> _Written exercise_:
Only the lines from the start of the data below through the line that contains "plt.rcParams['font.family'] = ['Liberation" are to be copied, exactly and without pictures.

> _Source excerpt_:
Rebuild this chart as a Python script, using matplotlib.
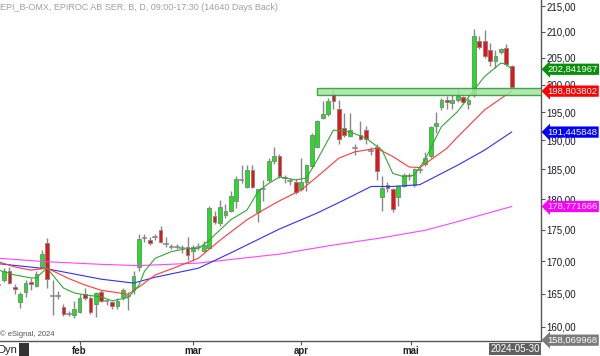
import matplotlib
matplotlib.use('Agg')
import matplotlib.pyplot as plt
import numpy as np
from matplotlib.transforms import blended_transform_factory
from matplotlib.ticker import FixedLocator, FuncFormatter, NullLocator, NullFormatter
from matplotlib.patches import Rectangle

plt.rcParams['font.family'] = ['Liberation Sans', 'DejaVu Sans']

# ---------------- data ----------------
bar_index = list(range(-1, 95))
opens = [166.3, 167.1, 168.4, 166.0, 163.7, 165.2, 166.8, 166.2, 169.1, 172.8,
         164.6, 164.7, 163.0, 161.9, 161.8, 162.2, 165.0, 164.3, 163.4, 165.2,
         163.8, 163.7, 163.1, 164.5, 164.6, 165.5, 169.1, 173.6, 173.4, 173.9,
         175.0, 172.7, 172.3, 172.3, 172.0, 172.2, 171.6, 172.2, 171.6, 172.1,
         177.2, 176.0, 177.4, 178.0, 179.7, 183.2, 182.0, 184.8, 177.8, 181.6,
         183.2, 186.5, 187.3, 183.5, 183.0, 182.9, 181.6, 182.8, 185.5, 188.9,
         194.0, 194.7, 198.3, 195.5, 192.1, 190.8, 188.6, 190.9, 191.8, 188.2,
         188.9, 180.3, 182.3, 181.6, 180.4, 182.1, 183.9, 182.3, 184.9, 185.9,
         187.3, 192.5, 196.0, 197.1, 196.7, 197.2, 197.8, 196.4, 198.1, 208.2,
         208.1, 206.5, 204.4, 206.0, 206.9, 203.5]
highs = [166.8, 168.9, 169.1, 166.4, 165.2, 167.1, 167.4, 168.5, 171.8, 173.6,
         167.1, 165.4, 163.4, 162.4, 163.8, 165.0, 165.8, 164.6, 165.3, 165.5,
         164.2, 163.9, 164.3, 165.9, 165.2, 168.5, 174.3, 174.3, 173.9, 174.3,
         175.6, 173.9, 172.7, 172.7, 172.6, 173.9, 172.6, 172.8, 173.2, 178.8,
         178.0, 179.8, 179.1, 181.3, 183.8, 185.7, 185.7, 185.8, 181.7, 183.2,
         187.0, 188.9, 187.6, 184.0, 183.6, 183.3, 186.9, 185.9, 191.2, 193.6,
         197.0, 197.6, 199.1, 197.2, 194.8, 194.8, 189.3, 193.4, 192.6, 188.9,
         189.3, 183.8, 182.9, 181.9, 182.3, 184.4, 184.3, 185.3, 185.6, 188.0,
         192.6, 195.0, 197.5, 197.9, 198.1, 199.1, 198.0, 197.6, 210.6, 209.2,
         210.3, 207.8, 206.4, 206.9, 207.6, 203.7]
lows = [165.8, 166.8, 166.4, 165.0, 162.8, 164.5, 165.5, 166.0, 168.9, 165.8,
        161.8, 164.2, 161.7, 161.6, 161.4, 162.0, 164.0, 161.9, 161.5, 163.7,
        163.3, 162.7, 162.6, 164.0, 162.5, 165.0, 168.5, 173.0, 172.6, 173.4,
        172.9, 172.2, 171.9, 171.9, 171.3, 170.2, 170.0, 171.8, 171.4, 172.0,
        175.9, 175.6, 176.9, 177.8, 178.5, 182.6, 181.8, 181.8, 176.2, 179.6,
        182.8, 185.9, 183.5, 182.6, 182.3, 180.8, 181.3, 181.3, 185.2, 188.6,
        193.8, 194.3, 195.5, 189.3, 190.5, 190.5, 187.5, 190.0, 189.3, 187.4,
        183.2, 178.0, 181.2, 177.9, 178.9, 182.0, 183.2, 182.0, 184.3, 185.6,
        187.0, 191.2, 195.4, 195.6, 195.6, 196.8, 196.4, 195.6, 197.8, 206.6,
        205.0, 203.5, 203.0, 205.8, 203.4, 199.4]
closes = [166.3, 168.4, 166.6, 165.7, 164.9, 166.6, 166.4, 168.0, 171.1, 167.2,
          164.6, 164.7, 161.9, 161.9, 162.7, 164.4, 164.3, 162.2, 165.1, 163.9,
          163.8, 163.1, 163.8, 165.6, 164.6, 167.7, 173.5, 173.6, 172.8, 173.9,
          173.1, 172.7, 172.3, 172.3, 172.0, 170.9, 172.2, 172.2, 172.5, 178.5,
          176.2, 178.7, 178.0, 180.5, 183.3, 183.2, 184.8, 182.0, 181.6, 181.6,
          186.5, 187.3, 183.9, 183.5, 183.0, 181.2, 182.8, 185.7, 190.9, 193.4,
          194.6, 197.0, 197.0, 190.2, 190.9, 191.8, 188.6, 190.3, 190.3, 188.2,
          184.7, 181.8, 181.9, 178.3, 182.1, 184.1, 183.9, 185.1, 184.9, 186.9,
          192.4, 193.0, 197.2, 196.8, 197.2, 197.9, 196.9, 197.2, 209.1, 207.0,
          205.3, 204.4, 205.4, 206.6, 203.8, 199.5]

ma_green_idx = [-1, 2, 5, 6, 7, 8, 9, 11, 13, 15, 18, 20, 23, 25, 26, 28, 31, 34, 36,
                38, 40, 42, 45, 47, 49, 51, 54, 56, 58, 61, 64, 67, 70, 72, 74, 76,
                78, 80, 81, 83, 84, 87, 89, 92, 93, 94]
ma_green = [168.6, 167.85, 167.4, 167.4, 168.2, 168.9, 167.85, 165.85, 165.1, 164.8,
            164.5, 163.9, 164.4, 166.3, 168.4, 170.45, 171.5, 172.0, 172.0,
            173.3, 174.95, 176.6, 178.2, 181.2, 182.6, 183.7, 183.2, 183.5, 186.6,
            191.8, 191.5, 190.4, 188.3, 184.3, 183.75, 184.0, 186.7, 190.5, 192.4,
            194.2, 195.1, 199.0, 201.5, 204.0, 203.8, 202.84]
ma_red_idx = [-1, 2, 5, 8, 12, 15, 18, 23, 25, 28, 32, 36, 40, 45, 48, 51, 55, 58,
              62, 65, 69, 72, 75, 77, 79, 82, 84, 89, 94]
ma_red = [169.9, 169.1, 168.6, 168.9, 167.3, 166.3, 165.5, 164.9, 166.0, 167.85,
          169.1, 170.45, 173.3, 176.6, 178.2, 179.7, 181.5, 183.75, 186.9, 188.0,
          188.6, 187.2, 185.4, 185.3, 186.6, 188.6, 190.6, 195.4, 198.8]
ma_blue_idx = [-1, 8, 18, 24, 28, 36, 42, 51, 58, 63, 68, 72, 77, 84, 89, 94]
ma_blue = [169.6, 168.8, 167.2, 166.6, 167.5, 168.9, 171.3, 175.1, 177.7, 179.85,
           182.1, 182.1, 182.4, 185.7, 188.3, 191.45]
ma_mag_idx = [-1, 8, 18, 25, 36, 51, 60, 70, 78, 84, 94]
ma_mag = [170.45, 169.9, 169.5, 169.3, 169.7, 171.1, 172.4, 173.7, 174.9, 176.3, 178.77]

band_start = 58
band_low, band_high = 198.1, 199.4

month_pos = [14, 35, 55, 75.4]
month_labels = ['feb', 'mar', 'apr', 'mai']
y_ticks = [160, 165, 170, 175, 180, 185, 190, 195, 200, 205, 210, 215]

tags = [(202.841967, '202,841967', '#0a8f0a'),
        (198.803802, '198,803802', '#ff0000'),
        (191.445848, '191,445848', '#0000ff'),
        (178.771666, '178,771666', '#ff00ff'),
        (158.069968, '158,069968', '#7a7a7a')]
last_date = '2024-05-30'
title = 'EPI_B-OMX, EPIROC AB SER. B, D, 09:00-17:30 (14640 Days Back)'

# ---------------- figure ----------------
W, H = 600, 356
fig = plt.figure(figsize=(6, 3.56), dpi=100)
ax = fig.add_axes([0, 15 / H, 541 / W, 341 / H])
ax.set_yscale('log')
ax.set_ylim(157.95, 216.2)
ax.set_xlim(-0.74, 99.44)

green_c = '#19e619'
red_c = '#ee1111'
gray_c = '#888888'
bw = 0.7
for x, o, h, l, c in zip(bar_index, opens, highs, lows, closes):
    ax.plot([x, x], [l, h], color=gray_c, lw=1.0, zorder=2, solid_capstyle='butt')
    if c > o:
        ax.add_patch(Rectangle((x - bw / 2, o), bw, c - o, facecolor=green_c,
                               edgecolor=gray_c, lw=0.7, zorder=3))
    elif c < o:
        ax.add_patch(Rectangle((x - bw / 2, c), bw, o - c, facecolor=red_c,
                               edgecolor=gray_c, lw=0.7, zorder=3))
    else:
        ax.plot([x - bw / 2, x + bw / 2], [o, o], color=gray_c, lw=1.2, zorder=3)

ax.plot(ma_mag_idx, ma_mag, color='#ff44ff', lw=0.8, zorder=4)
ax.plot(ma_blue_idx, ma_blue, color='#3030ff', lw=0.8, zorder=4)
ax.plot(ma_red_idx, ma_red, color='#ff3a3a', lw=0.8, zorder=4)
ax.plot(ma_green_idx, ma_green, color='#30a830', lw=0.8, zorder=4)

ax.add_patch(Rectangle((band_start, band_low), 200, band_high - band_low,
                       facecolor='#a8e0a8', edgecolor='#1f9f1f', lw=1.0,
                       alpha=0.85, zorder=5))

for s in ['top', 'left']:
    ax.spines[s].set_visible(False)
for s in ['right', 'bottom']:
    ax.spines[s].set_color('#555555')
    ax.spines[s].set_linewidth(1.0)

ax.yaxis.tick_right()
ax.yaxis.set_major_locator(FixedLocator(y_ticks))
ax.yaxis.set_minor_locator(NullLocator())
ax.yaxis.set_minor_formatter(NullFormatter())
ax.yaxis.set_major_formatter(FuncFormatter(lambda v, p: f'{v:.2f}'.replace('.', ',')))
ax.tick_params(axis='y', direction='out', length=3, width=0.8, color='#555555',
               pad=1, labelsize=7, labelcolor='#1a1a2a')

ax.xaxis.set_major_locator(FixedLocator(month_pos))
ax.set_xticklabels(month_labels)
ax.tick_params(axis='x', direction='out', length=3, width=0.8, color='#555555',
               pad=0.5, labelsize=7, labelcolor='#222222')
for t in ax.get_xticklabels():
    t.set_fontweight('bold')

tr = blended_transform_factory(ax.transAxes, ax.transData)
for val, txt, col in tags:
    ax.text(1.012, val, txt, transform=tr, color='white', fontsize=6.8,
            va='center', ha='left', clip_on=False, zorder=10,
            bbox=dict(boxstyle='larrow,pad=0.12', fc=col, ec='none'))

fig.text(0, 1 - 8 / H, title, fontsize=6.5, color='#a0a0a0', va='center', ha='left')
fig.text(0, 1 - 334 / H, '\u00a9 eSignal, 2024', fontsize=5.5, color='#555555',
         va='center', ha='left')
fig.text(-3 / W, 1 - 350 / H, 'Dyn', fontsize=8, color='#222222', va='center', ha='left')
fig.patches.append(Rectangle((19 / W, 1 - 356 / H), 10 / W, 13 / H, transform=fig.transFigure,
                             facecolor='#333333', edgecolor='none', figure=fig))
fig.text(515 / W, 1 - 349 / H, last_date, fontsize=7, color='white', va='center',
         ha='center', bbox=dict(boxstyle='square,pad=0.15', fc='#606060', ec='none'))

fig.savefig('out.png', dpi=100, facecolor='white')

> _The output_:
Rebuild this chart as a Python script, using matplotlib.
import matplotlib
matplotlib.use('Agg')
import matplotlib.pyplot as plt
import numpy as np
from matplotlib.transforms import blended_transform_factory
from matplotlib.ticker import FixedLocator, FuncFormatter, NullLocator, NullFormatter
from matplotlib.patches import Rectangle

plt.rcParams['font.family'] = ['Liberation Sans', 'DejaVu Sans']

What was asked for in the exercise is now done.